═════ Excerpted data

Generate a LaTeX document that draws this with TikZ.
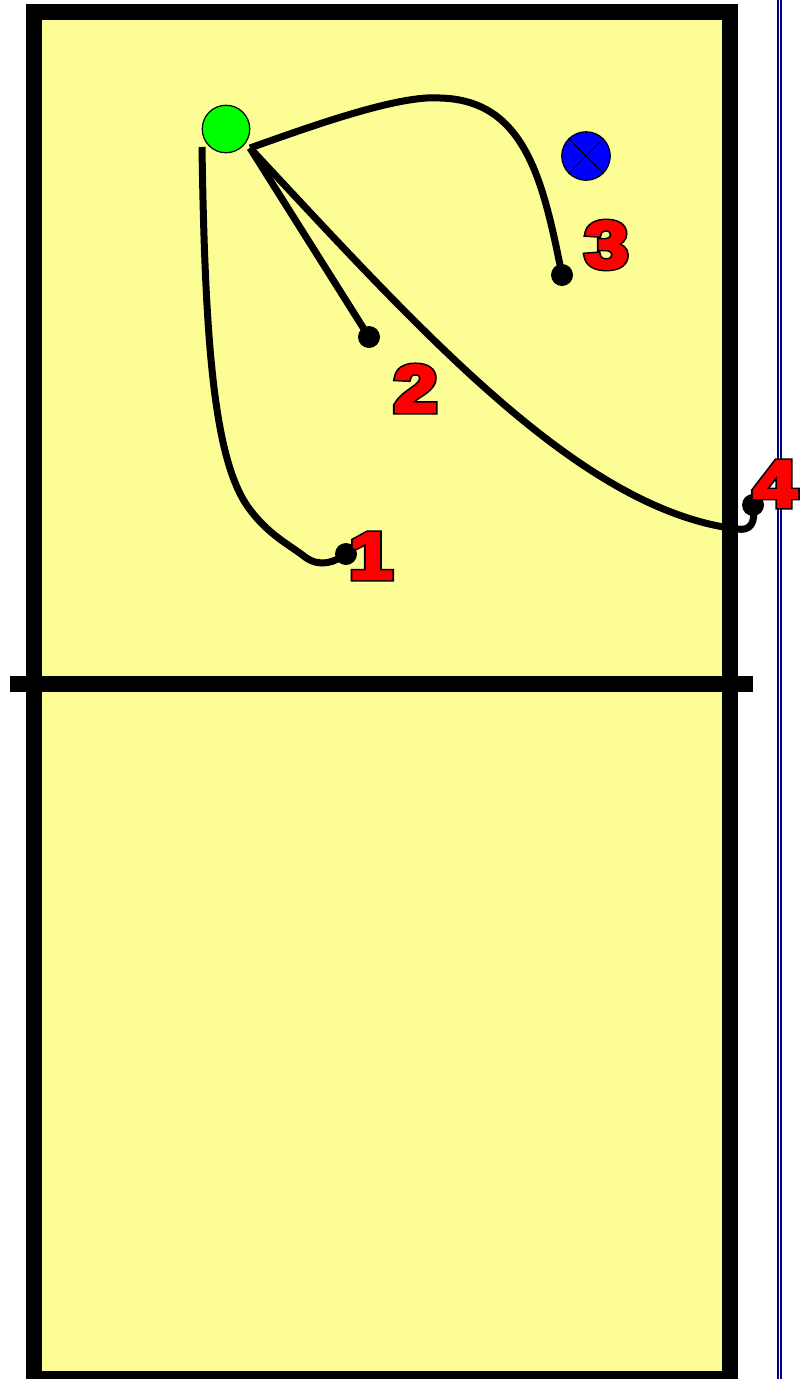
\documentclass[tikz,border=0pt]{standalone}
\usepackage{fontspec}
\usepackage{graphicx}
\newfontfamily\numfont{Liberation Sans}
\definecolor{courtyellow}{RGB}{253,253,150}
\definecolor{netblue}{RGB}{0,0,128}
\definecolor{playergreen}{RGB}{0,255,0}
\definecolor{playerblue}{RGB}{0,0,255}
\newcommand\outlinedigit[1]{\scalebox{1.18}[1]{\numfont\bfseries\fontsize{66}{66}\selectfont\color{red}\rlap{\special{pdf:literal direct 0 0 0 RG 6 w 0 j 2 M 2 Tr}#1}\special{pdf:literal direct 1 0 0 RG 3 w 0 j 2 M 2 Tr}#1\special{pdf:literal direct 0 Tr}}}
\begin{document}
\begin{tikzpicture}[x=1pt,y=-1pt,
  route/.style={line width=7pt, draw=black},
  enddot/.style={circle, fill=black, minimum size=22pt, inner sep=0pt},
  numlabel/.style={inner sep=0pt, anchor=center},
  player/.style={circle, draw=black, line width=1.2pt, minimum size=47.5pt, inner sep=0pt}]
\useasboundingbox (0,0) rectangle (806,1379);
\fill[white] (0,0) rectangle (806,1379);
% court
\fill[courtyellow] (34,12) rectangle (729.5,1390);
\draw[line width=16pt] (34,12) rectangle (729.5,1379);
% net
\draw[line width=16pt] (10,683.5) -- (753,683.5);
% page edge double line
\draw[netblue, line width=2pt] (778,0) -- (778,1379);
\draw[netblue, line width=1.6pt] (781,0) -- (781,1379);
% players
\node[player, fill=playergreen] (g) at (226,129) {};
\node[player, fill=playerblue, minimum size=48.5pt] (b) at (586,156) {};
\draw[line width=1pt] (b.north west) -- (b.south east);
\draw[line width=1pt] (b.north east) -- (b.south west);
% end dots
\node[enddot] (d1) at (346,554) {};
\node[enddot] (d2) at (369,337) {};
\node[enddot] (d3) at (562,275) {};
\node[enddot] (d4) at (753,505) {};
% route start points
\coordinate (s1) at (202,147);
\coordinate (s) at (250,148);
\coordinate (a1) at (248,507);
\coordinate (a2) at (305,557);
\coordinate (c1) at (440,98);
\coordinate (e4) at (737,529);
% routes
\draw[route] (s1) .. controls (205,350) and (215,460) .. (a1)
  .. controls (268,535) and (290,545) .. (a2)
  .. controls (320,568) and (335,562) .. (d1.center);
\draw[route] (s) -- (d2.center);
\draw[route] (s) .. controls (320,123) and (400,95) .. (c1)
  .. controls (525,100) and (543,180) .. (d3.center);
\draw[route] (s) .. controls (420,330) and (580,510) .. (e4)
  .. controls (750,531) and (756,524) .. (d4.center);
% labels
\node[numlabel] (l1) at (371,556) {\outlinedigit{1}};
\node[numlabel] (l2) at (415.5,388.5) {\outlinedigit{2}};
\node[numlabel] (l3) at (606.5,245) {\outlinedigit{3}};
\node[numlabel] (l4) at (775,484) {\outlinedigit{4}};
\end{tikzpicture}
\end{document}
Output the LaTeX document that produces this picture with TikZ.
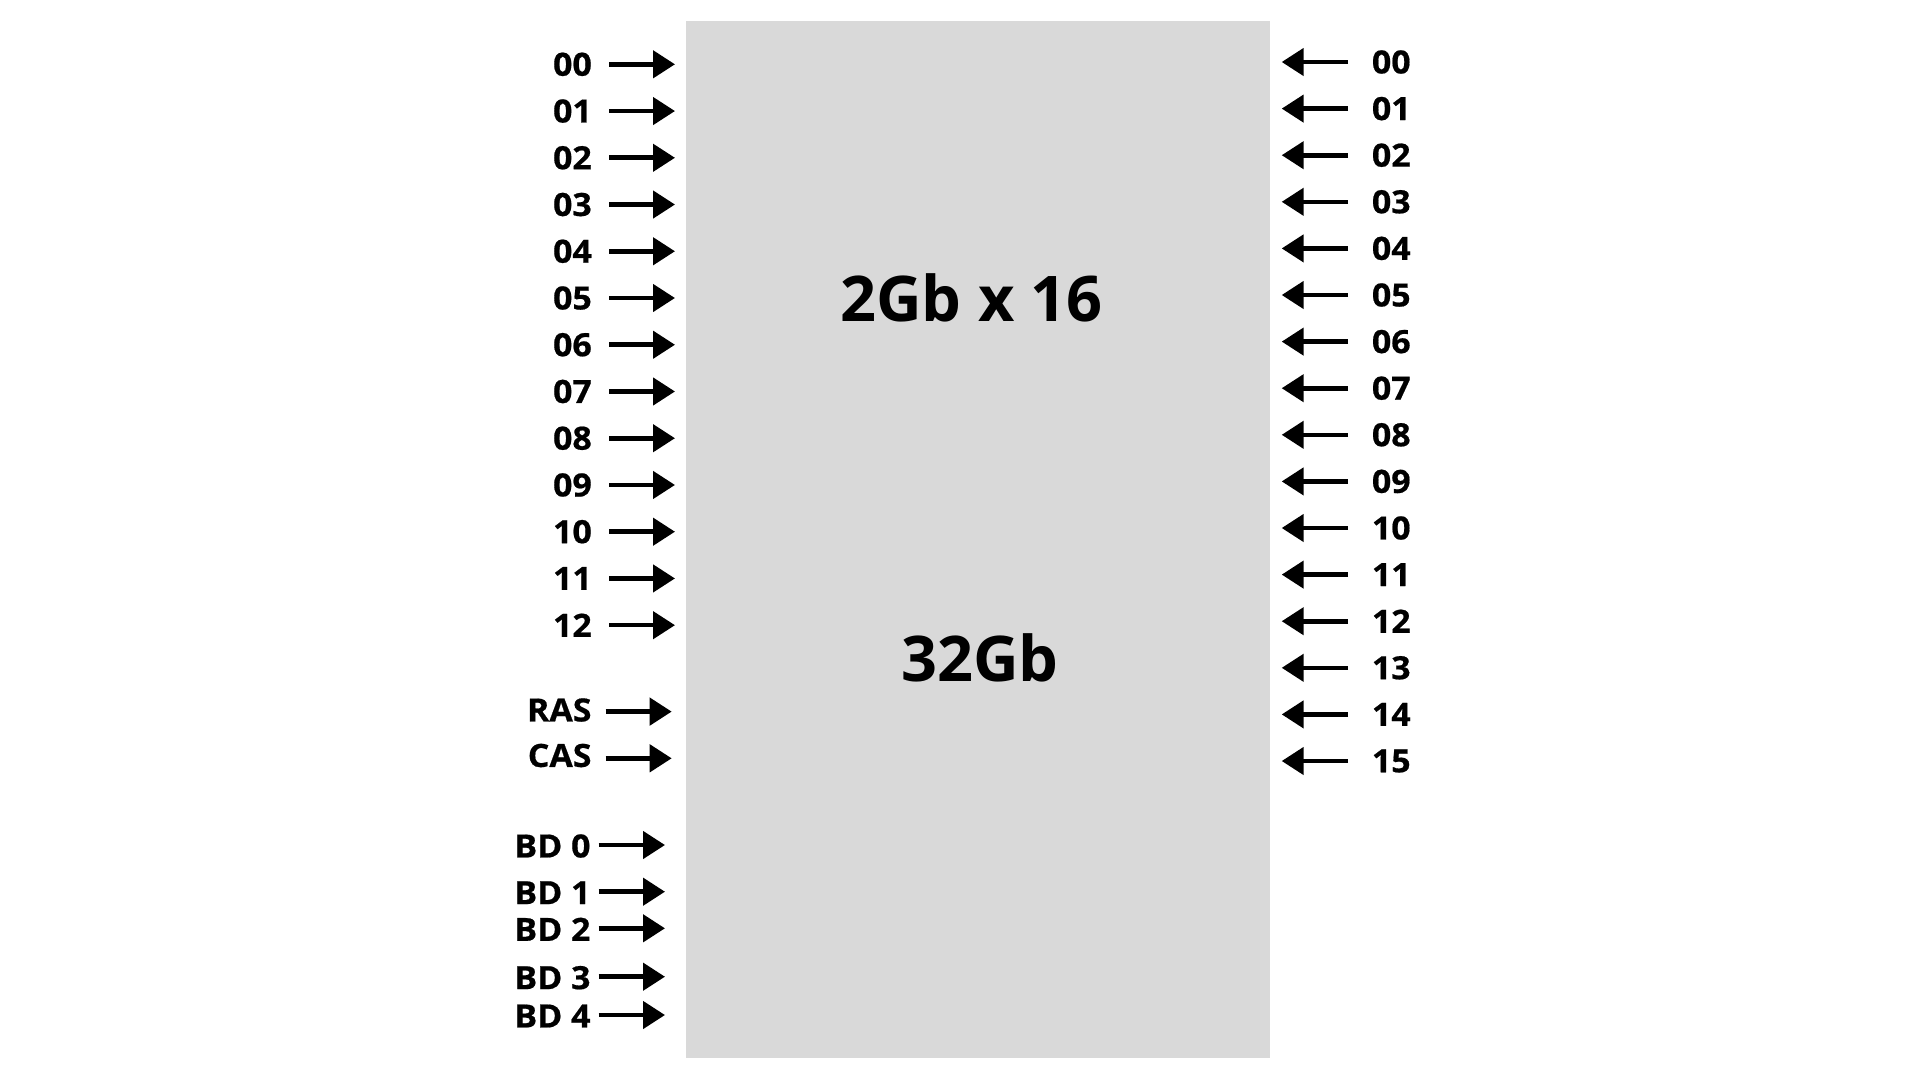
\documentclass[tikz,border=0pt]{standalone}
\usepackage{fontspec}
\setmainfont{Open Sans}
\newfontfamily\pinfont{Open Sans}[BoldFeatures={FakeBold=0.6, FakeStretch=1.06}]
\usetikzlibrary{arrows.meta}

\begin{document}
\begin{tikzpicture}[x=1pt, y=-1pt,
    pin/.style = {font=\fontsize{32}{36}\pinfont\bfseries, inner sep=0pt},
    wire/.style = {-{Triangle[length=22pt, width=27pt]}, line width=4.6pt},
    chip/.style = {font=\fontsize{63}{76}\selectfont\bfseries, inner sep=0pt, anchor=base}]
    \useasboundingbox (0,0) rectangle (1920,1080);
    \fill[fill={rgb,255:red,217;green,217;blue,217}] (686,21) rectangle (1270,1058);
    \node[chip] (title) at (971.5,321.7) {2Gb x 16};
    \node[chip] (size) at (980,681) {32Gb};

    % address inputs
    \foreach \lbl [count=\i from 0] in {00,01,02,03,04,05,06,07,08,09,10,11,12} {
        \node[pin, anchor=east] (a\i) at (592,64.3+46.74*\i) {\lbl};
        \coordinate (at\i) at (675,64.3+46.74*\i);
        \path[wire] (a\i) edge[shorten <=17pt] (at\i);
    }

    % strobes
    \node[pin, anchor=east] (ras) at (591.7,710) {RAS};
    \node[pin, anchor=east] (cas) at (591.7,755.5) {CAS};
    \coordinate (rast) at (671.7,711.6);
    \coordinate (cast) at (671.7,758.3);
    \path[wire] (ras.east |- rast) edge[shorten <=14pt] (rast);
    \path[wire] (cas.east |- cast) edge[shorten <=14pt] (cast);

    % bank select
    \foreach \y [count=\i from 0] in {845,891.7,928.3,976.7,1015} {
        \node[pin, anchor=east] (bd\i) at (590.7,\y+1) {BD \i};
        \coordinate (bdt\i) at (665,\y);
        \path[wire] (bd\i.east |- bdt\i) edge[shorten <=8pt] (bdt\i);
    }

    % data lines
    \foreach \lbl [count=\i from 0] in {00,01,02,03,04,05,06,07,08,09,10,11,12,13,14,15} {
        \node[pin, anchor=west] (d\i) at (1371.7,62+46.6*\i) {\lbl};
        \coordinate (dt\i) at (1281.7,62+46.6*\i);
        \path[wire] (d\i) edge[shorten <=23.7pt] (dt\i);
    }
\end{tikzpicture}
\end{document}
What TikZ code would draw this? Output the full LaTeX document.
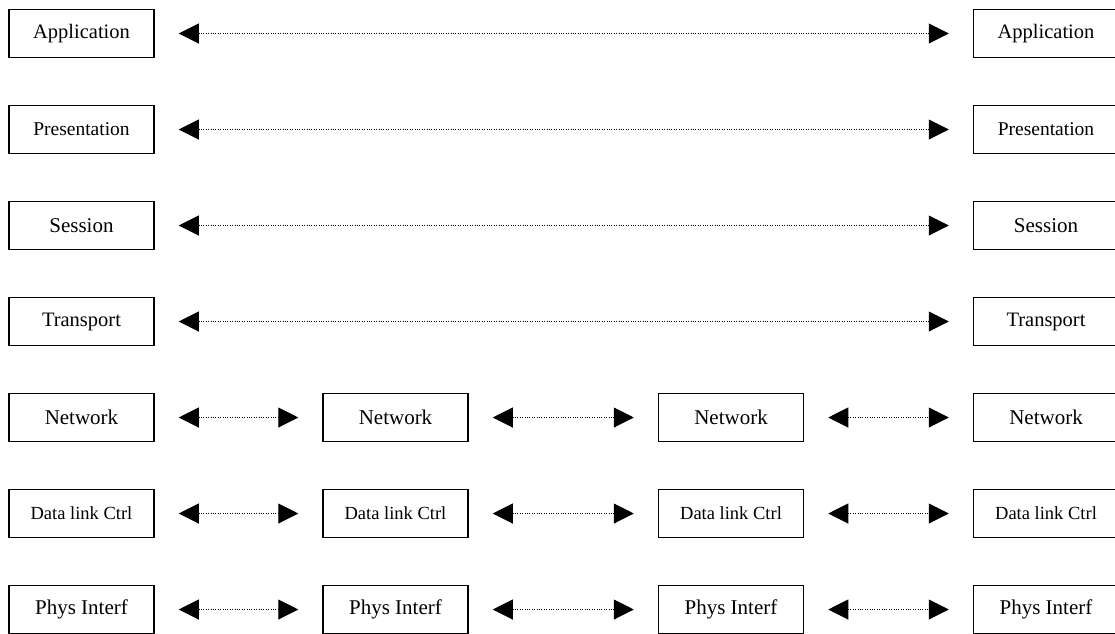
\documentclass[tikz,border=0pt]{standalone}
\usepackage{fontspec}
\setmainfont{Liberation Serif}
\usetikzlibrary{arrows.meta}
\begin{document}
\begin{tikzpicture}[x=1pt,y=-1pt,
  layer/.style={draw, line width=1.5pt, minimum width=145pt, minimum height=48pt, inner sep=0pt},
  fA/.style={font=\fontsize{20.5}{24}\selectfont},
  fB/.style={font=\fontsize{19.5}{24}\selectfont},
  fC/.style={font=\fontsize{18.5}{22}\selectfont},
  fD/.style={font=\fontsize{21}{24}\selectfont},
  peer/.style={line width=1pt, dash pattern=on 1pt off 1.4pt,
    {Triangle[length=20pt,width=20pt]}-{Triangle[length=20pt,width=20pt]},
    shorten <=24pt, shorten >=24pt}]
\useasboundingbox (0,0) rectangle (1115,633);
% end systems: full seven-layer stacks
\foreach \n/\t/\f/\y in {ap/Application/fA/33.5, pr/Presentation/fB/129.5, se/Session/fD/225.5, tr/Transport/fA/321.5}{
  \node[layer,\f] (\n1) at (81.5,\y) {\t};
  \node[layer,\f] (\n4) at (1046,\y) {\t};
  \draw[peer] (\n1.east) -- (\n4.west);
}
% lower three layers in every node along the path
\foreach \n/\t/\f/\y in {nw/Network/fD/417.5, dl/Data link Ctrl/fC/513.5, ph/Phys Interf/fD/609.5}{
  \node[layer,\f] (\n1) at (81.5,\y) {\t};
  \node[layer,\f] (\n2) at (395.5,\y) {\t};
  \node[layer,\f] (\n3) at (731,\y) {\t};
  \node[layer,\f] (\n4) at (1046,\y) {\t};
  \draw[peer] (\n1.east) -- (\n2.west);
  \draw[peer] (\n2.east) -- (\n3.west);
  \draw[peer] (\n3.east) -- (\n4.west);
}
\end{tikzpicture}
\end{document}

══════════

- Problem statement
Scan the data for the word "that" and copy every line where it shows up.

- Expected answer
Generate a LaTeX document that draws this with TikZ.
Output the LaTeX document that produces this picture with TikZ.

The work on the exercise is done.